Internationally, these new slogans might win the protesters a little more sympathy in the West (if there is any more sympathy left for them to win). Nothing seems to bring out Western enthusiasm for foreign protesters like their expression of anti-Russian sentiment. That said, however understandable these outbursts are they seem extraordinarily ill-conceived. Russia and China obviously accept the status quo in Iran and so have no desire to aid the protesters, but until now they have not necessarily had any reason to fear that the success of the protesters threatened their interests in any way. The protests were the result of a domestic, internal dispute between the regime and dissidents, and foreign policy considerations were marginal at best–this was all to the advantage of the protesters. Now the protesters seem to be getting too “exquisitely subversive” for their own good. So long as they can wield the regime’s official rhetoric against it, appropriate the symbols and language of the revolution and Shi’ism for their own cause, and hold themselves up as the real defenders of the revolutionary legacy, the protesters have a better chance of getting at least some of what they want. Once they begin to dissociate themselves from that legacy, and then make a point of dropping the traditional anti-American rhetoric to replace it with a challenge to Iran’s current patrons, they are making themselves appear more like the front for an American agenda and are therefore reducing their chances of success.

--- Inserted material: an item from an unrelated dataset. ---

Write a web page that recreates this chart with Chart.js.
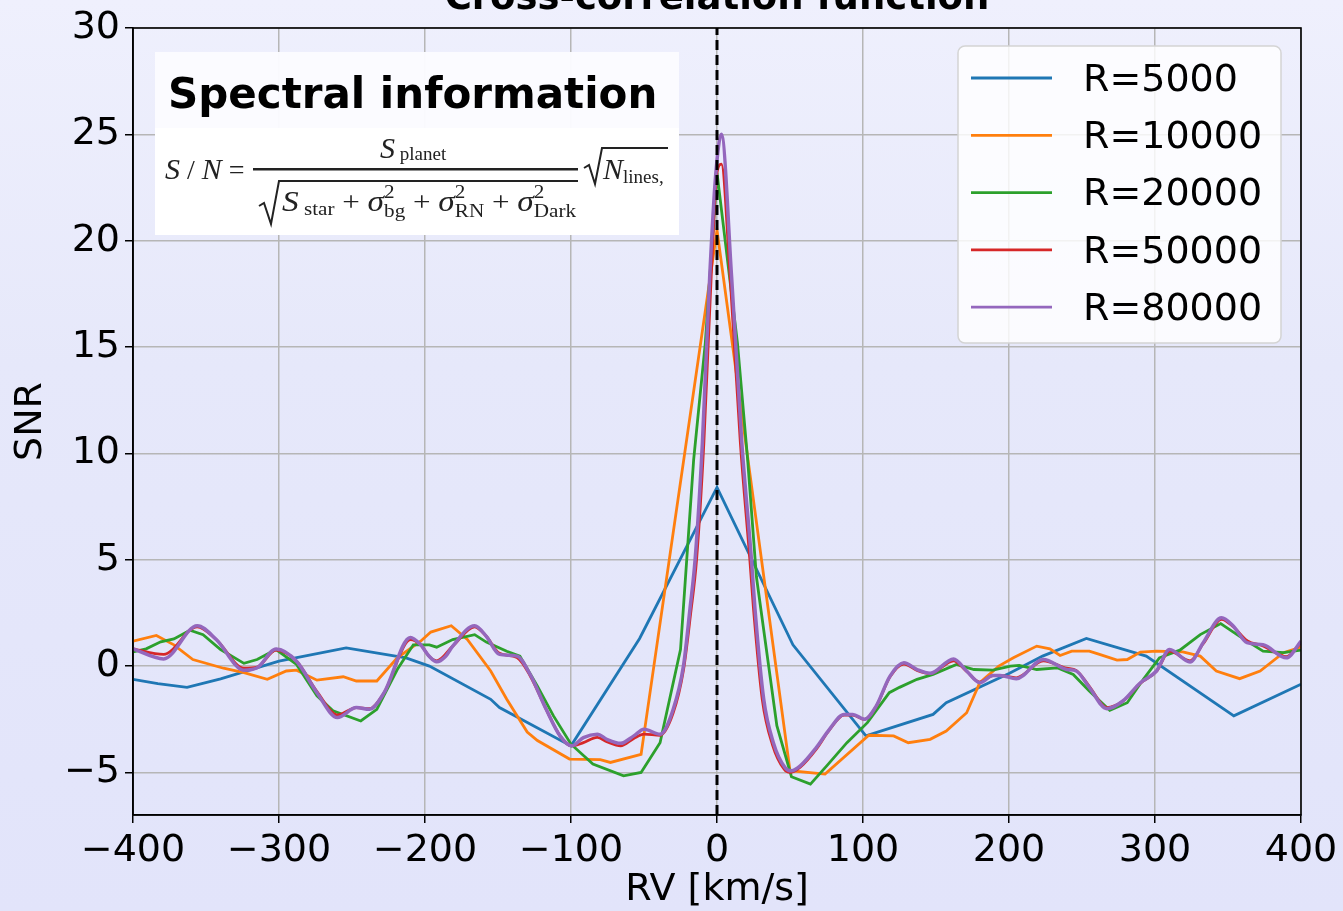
<!DOCTYPE html>
<html>
<head>
<meta charset="utf-8">
<script src="https://cdn.jsdelivr.net/npm/chart.js@4.4.1/dist/chart.umd.min.js"></script>
<style>
  html, body { margin: 0; padding: 0; }
  body { width: 1343px; height: 911px; overflow: hidden;
         background: linear-gradient(#eff0fd, #e6e8fa 40%, #e2e4fa); }
</style>
</head>
<body>
<canvas id="ccf" width="1343" height="911"></canvas>
<script>
// axis ticks
const xTicks = [-400, -300, -200, -100, 0, 100, 200, 300, 400];
const yTicks = [-5, 0, 5, 10, 15, 20, 25, 30];
const yMin = -7, yMax = 30;

const seriesLabels = ['R=5000', 'R=10000', 'R=20000', 'R=50000', 'R=80000'];
const seriesColors = ['#1f77b4', '#ff7f0e', '#2ca02c', '#d62728', '#9467bd'];

// R=5000
const rv5000  = [-400, -383, -363, -340, -300, -254, -213, -197, -155, -149, -100, -53, 0, 52, 102, 148, 157, 200, 223, 253, 294, 354, 400];
const snr5000 = [-0.62, -0.82, -1.0, -0.6, 0.23, 0.86, 0.39, 0.0, -1.56, -1.95, -3.75, 1.3, 8.4, 1.0, -3.28, -2.27, -1.72, -0.35, 0.47, 1.3, 0.47, -2.34, -0.85];

// R=10000
const rv10000  = [-400, -384, -372, -359, -338, -324, -308, -295, -288, -274, -256, -247, -233, -219, -203, -196, -182, -171, -155, -144, -130, -123, -101, -80, -73, -52, 0,
                  50, 74, 104, 121, 131, 146, 157, 171, 180, 193, 203, 219, 228, 235, 243, 255, 262, 274, 281, 290, 301, 319, 331, 342, 358, 372, 388, 400];
const snr10000 = [1.17, 1.44, 1.0, 0.31, -0.1, -0.31, -0.62, -0.23, -0.19, -0.66, -0.5, -0.7, -0.7, 0.39, 1.17, 1.6, 1.9, 1.25, -0.23, -1.56, -3.1, -3.5, -4.37, -4.4, -4.53, -4.15, 20.5,
                  -4.92, -5.08, -3.25, -3.28, -3.6, -3.44, -3.05, -2.19, -0.78, 0.0, 0.39, 0.94, 0.81, 0.5, 0.7, 0.7, 0.55, 0.28, 0.31, 0.66, 0.7, 0.67, 0.47, -0.23, -0.59, -0.23, 0.63, 0.9];

// R=20000
const rv20000  = [-400, -391, -381, -372, -361, -352, -340, -324, -315, -302, -288, -274, -263, -244, -233, -219, -208, -197, -192, -181, -166, -158, -144, -135, -123, -112, -100, -85, -64, -52, -39, -25, -16, -8, 0,
                  14, 21, 27, 41, 51, 64, 75, 89, 103, 118, 125, 137, 148, 164, 176, 189, 201, 207, 219, 233, 244, 255, 269, 281, 292, 303, 317, 331, 345, 358, 374, 388, 400];
const snr20000 = [0.67, 0.81, 1.14, 1.28, 1.69, 1.48, 0.78, 0.13, 0.31, 0.78, 0.08, -1.4, -2.1, -2.58, -2.03, -0.16, 1.0, 1.0, 0.89, 1.25, 1.48, 1.13, 0.7, 0.47, -0.94, -2.34, -3.67, -4.6, -5.16, -5.0, -3.6, 0.78, 9.7, 15.2, 23.2,
                  15.2, 9.7, 4.2, -2.8, -5.2, -5.55, -4.7, -3.6, -2.66, -1.25, -1.0, -0.62, -0.39, 0.08, -0.16, -0.19, 0.0, 0.03, -0.16, -0.08, -0.39, -1.17, -2.08, -1.72, -0.62, 0.39, 0.75, 1.48, 2.0, 1.4, 0.7, 0.63, 0.75];

// R=50000
const rv50000  = [-400, -379, -356, -343, -324, -315, -302, -288, -274, -260, -247, -238, -228, -210, -203, -197, -192, -181, -166, -158, -149, -137, -128, -117, -107.5, -99.5, -91.5, -82, -75.5, -66, -57, -50, -39, -30, -23, -18, -14, -9, -4, 0, 3,
                  9, 16, 22.5, 25, 31, 38, 46, 50, 57, 68, 77, 87, 93, 101, 109, 118.5, 128, 137, 146, 162, 171, 180, 189, 194, 205, 223.5, 239.5, 246, 255, 267, 278, 290, 301, 310, 324, 333, 345.6, 353.6, 363, 374, 390, 400];
const snr50000 = [0.81, 0.55, 1.85, 1.25, -0.1, -0.05, 0.75, 0.23, -1.2, -2.3, -1.95, -2.0, -1.25, 1.25, 1.0, 0.45, 0.25, 0.94, 1.85, 1.4, 0.6, 0.4, -0.45, -2.03, -3.28, -3.75, -3.6, -3.35, -3.55, -3.75, -3.4, -3.2, -3.25, -2.2, -0.2, 2.5, 5.0, 10.5, 18.3, 23.2, 23.6,
                  18.3, 10.5, 5.0, 2.7, -1.56, -3.7, -4.85, -5.0, -4.75, -3.9, -3.0, -2.3, -2.3, -2.5, -1.9, -0.5, 0.1, -0.2, -0.35, 0.25, -0.25, -0.75, -0.45, -0.45, -0.55, 0.25, -0.1, -0.2, -0.95, -1.95, -1.65, -0.8, -0.25, 0.7, 0.25, 1.05, 2.2, 1.85, 1.2, 0.95, 0.45, 1.1];

// R=80000
const rv80000  = [-400, -379, -356, -343, -324, -315, -302, -288, -274, -260, -247, -238, -228, -210, -203, -197, -192, -186, -181, -166, -158, -149, -137, -128, -117, -107.5, -99.5, -91.5, -82, -75.5, -66, -57, -50, -39, -30, -23, -18.5, -15, -10, -5, -1, 3,
                  10, 17, 23.6, 26, 32, 38.6, 46.6, 51, 57, 68, 77, 87, 93, 101, 109, 118.5, 128, 137, 146, 162, 171, 180, 189, 194, 205, 223.5, 239.5, 246, 255, 267, 278, 290, 301, 310, 324, 333, 345.6, 353.6, 363, 374, 390, 400];
const snr80000 = [0.81, 0.34, 1.9, 1.25, -0.19, -0.08, 0.81, 0.23, -1.25, -2.42, -1.95, -2.03, -1.25, 1.35, 1.0, 0.45, 0.2, 0.45, 0.94, 1.9, 1.4, 0.55, 0.47, -0.39, -2.03, -3.28, -3.75, -3.36, -3.2, -3.44, -3.63, -3.28, -2.97, -3.2, -2.03, 0.0, 2.7, 5.0, 10.5, 18.3, 23.0, 25.0,
                  18.3, 10.5, 5.0, 2.7, -1.56, -3.6, -4.77, -4.92, -4.69, -3.83, -2.97, -2.27, -2.27, -2.5, -1.88, -0.47, 0.16, -0.16, -0.34, 0.34, -0.23, -0.78, -0.44, -0.44, -0.59, 0.31, -0.16, -0.23, -1.0, -2.0, -1.64, -0.78, -0.23, 0.78, 0.19, 1.1, 2.27, 1.88, 1.1, 1.0, 0.39, 1.17];

const allRv  = [rv5000, rv10000, rv20000, rv50000, rv80000];
const allSnr = [snr5000, snr10000, snr20000, snr50000, snr80000];

const FONT = '"DejaVu Sans", sans-serif';
const minus = v => String(v).replace('-', '\u2212');

const datasets = seriesLabels.map((lab, i) => ({
    label: lab,
    data: allRv[i].map((x, k) => ({ x: x, y: allSnr[i][k] })),
    borderColor: seriesColors[i],
    borderWidth: i === 4 ? 3.5 : 2.8,
    pointRadius: 0,
    fill: false,
    cubicInterpolationMode: i >= 3 ? 'monotone' : 'default',
    tension: 0,
    order: 5 - i
}));
// vertical line at RV = 0
datasets.push({
    label: 'rv0',
    data: [{ x: 0, y: yMin }, { x: 0, y: yMax }],
    borderColor: '#000',
    borderWidth: 3,
    borderDash: [10, 5],
    pointRadius: 0,
    order: 0
});

// draws a row of text pieces, returns the end x (dry = measure only)
function drawRun(ctx, parts, x, y, dry) {
    parts.forEach(p => {
        ctx.font = p.f;
        if (!dry) ctx.fillText(p.t, x, y + (p.dy || 0));
        if (!p.stay) x += ctx.measureText(p.t).width;
    });
    return x;
}

const it = 'italic 30px "Liberation Serif", serif';
const rm = '28px "Liberation Serif", serif';
const sm = '19px "Liberation Serif", serif';
const sigma = (sub) => [{ t: ' + ', f: rm }, { t: '\u03c3', f: it }, { t: '2', f: sm, dy: -13, stay: true }, { t: sub, f: sm, dy: 6 }];
const denomParts = [{ t: 'S', f: it }, { t: ' star', f: sm, dy: 4 }].concat(sigma('bg'), sigma('RN'), sigma('Dark'));

// inset with the S/N formula
const insetPlugin = {
    id: 'inset',
    afterDraw(chart) {
        const ctx = chart.ctx;
        ctx.save();
        ctx.fillStyle = 'rgba(251,251,255,0.97)';
        ctx.fillRect(155, 52, 524, 77);
        ctx.fillStyle = '#ffffff';
        ctx.fillRect(155, 128, 524, 107);

        ctx.fillStyle = '#000';
        ctx.textBaseline = 'alphabetic';
        ctx.textAlign = 'left';
        ctx.font = 'bold 42px ' + FONT;
        ctx.fillText('Spectral information', 168, 108);

        ctx.fillStyle = '#222';
        ctx.strokeStyle = '#222';
        drawRun(ctx, [{ t: 'S', f: it }, { t: ' / ', f: rm }, { t: 'N', f: it }, { t: ' =', f: rm }], 165, 179);
        ctx.fillRect(253, 168, 325, 2.5);
        drawRun(ctx, [{ t: 'S', f: it }, { t: ' planet', f: sm, dy: 2 }], 380, 158);
        // denominator radical
        ctx.lineWidth = 2;
        ctx.beginPath();
        ctx.moveTo(259, 206); ctx.lineTo(264, 203); ctx.lineTo(271, 224); ctx.lineTo(279, 181); ctx.lineTo(578, 181);
        ctx.stroke();
        const w = drawRun(ctx, denomParts, 0, 0, true);
        ctx.save();
        ctx.translate(282, 211);
        ctx.scale(294 / w, 1);
        drawRun(ctx, denomParts, 0, 0);
        ctx.restore();
        // sqrt(N_lines)
        ctx.beginPath();
        ctx.moveTo(584, 168); ctx.lineTo(589, 165); ctx.lineTo(595, 184); ctx.lineTo(602, 148); ctx.lineTo(668, 148);
        ctx.stroke();
        drawRun(ctx, [{ t: 'N', f: it }, { t: 'lines,', f: sm, dy: 4 }], 603, 179);
        ctx.restore();
    }
};

// legend box, frame and title
const decorPlugin = {
    id: 'decor',
    afterDraw(chart) {
        const ctx = chart.ctx;
        const a = chart.chartArea;
        ctx.save();
        // axes frame
        ctx.strokeStyle = '#000';
        ctx.lineWidth = 1.6;
        ctx.strokeRect(a.left, a.top, a.right - a.left, a.bottom - a.top);

        // title (cut by the top edge)
        ctx.fillStyle = '#000';
        ctx.font = 'bold 37px ' + FONT;
        ctx.textAlign = 'center';
        ctx.textBaseline = 'alphabetic';
        ctx.fillText('Cross-correlation function', (a.left + a.right) / 2, 9);

        // legend
        const bx = a.right - 343, by = a.top + 18, bw = 323, bh = 297;
        ctx.fillStyle = 'rgba(255,255,255,0.82)';
        ctx.strokeStyle = '#d4d4d4';
        ctx.lineWidth = 1.5;
        ctx.beginPath();
        ctx.roundRect(bx, by, bw, bh, 7);
        ctx.fill();
        ctx.stroke();
        ctx.font = '38px ' + FONT;
        ctx.textAlign = 'left';
        ctx.textBaseline = 'middle';
        chart.data.datasets.filter(d => d.label.startsWith('R=')).forEach((d, i) => {
            const y = by + 32 + i * 57.3;
            ctx.strokeStyle = d.borderColor;
            ctx.lineWidth = 2.8;
            ctx.beginPath();
            ctx.moveTo(bx + 13, y);
            ctx.lineTo(bx + 94, y);
            ctx.stroke();
            ctx.fillStyle = '#000';
            ctx.fillText(d.label, bx + 125, y + 3);
        });
        ctx.restore();
    }
};

const gridStyle = { color: '#b6b6b6', lineWidth: 1.5, tickColor: '#000', tickLength: 8, tickWidth: 1.5 };

new Chart(document.getElementById('ccf'), {
    type: 'line',
    data: { datasets: datasets },
    options: {
        responsive: false,
        animation: false,
        layout: { padding: { top: 28, right: 42, left: 0, bottom: 0 } },
        plugins: { legend: { display: false }, tooltip: { enabled: false } },
        scales: {
            x: {
                type: 'linear', min: -400, max: 400,
                afterBuildTicks: s => { s.ticks = xTicks.map(v => ({ value: v })); },
                afterFit: s => { s.height = 96; },
                ticks: { callback: v => minus(v), color: '#000', font: { family: FONT, size: 38 }, padding: 5, maxRotation: 0, autoSkip: false },
                grid: gridStyle,
                border: { color: '#000', width: 1.6 },
                title: { display: true, text: 'RV [km/s]', color: '#000', font: { family: FONT, size: 38 }, padding: { top: 0, bottom: -2 } }
            },
            y: {
                type: 'linear', min: yMin, max: yMax,
                afterBuildTicks: s => { s.ticks = yTicks.map(v => ({ value: v })); },
                afterFit: s => { s.width = 133; },
                ticks: { callback: v => minus(v), color: '#000', font: { family: FONT, size: 38 }, padding: 5 },
                grid: gridStyle,
                border: { color: '#000', width: 1.6 },
                title: { display: true, text: 'SNR', color: '#000', font: { family: FONT, size: 38 }, padding: { top: 8, bottom: 0 } }
            }
        }
    },
    plugins: [insetPlugin, decorPlugin]
});
</script>
</body>
</html>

Moscow especially loathes “color” revolutions because they have more often than not been explicitly anti-Russian in their focus, much as Washington finds populist movements in Latin America obnoxious because of their emphasis on opposition to U.S. influence in the region, but even in the “color” revolutions in Ukraine and Georgia Moscow’s acquiescence in the change of government was an important factor in resolving both crises. If the protesters make anti-Russian and anti-Chinese sentiment a significant part of their movement, they can be sure not only that these powers will do nothing to curb the regime in the event that it cracks down more severely but also that these powers will actively work to sabotage their movement any way they can.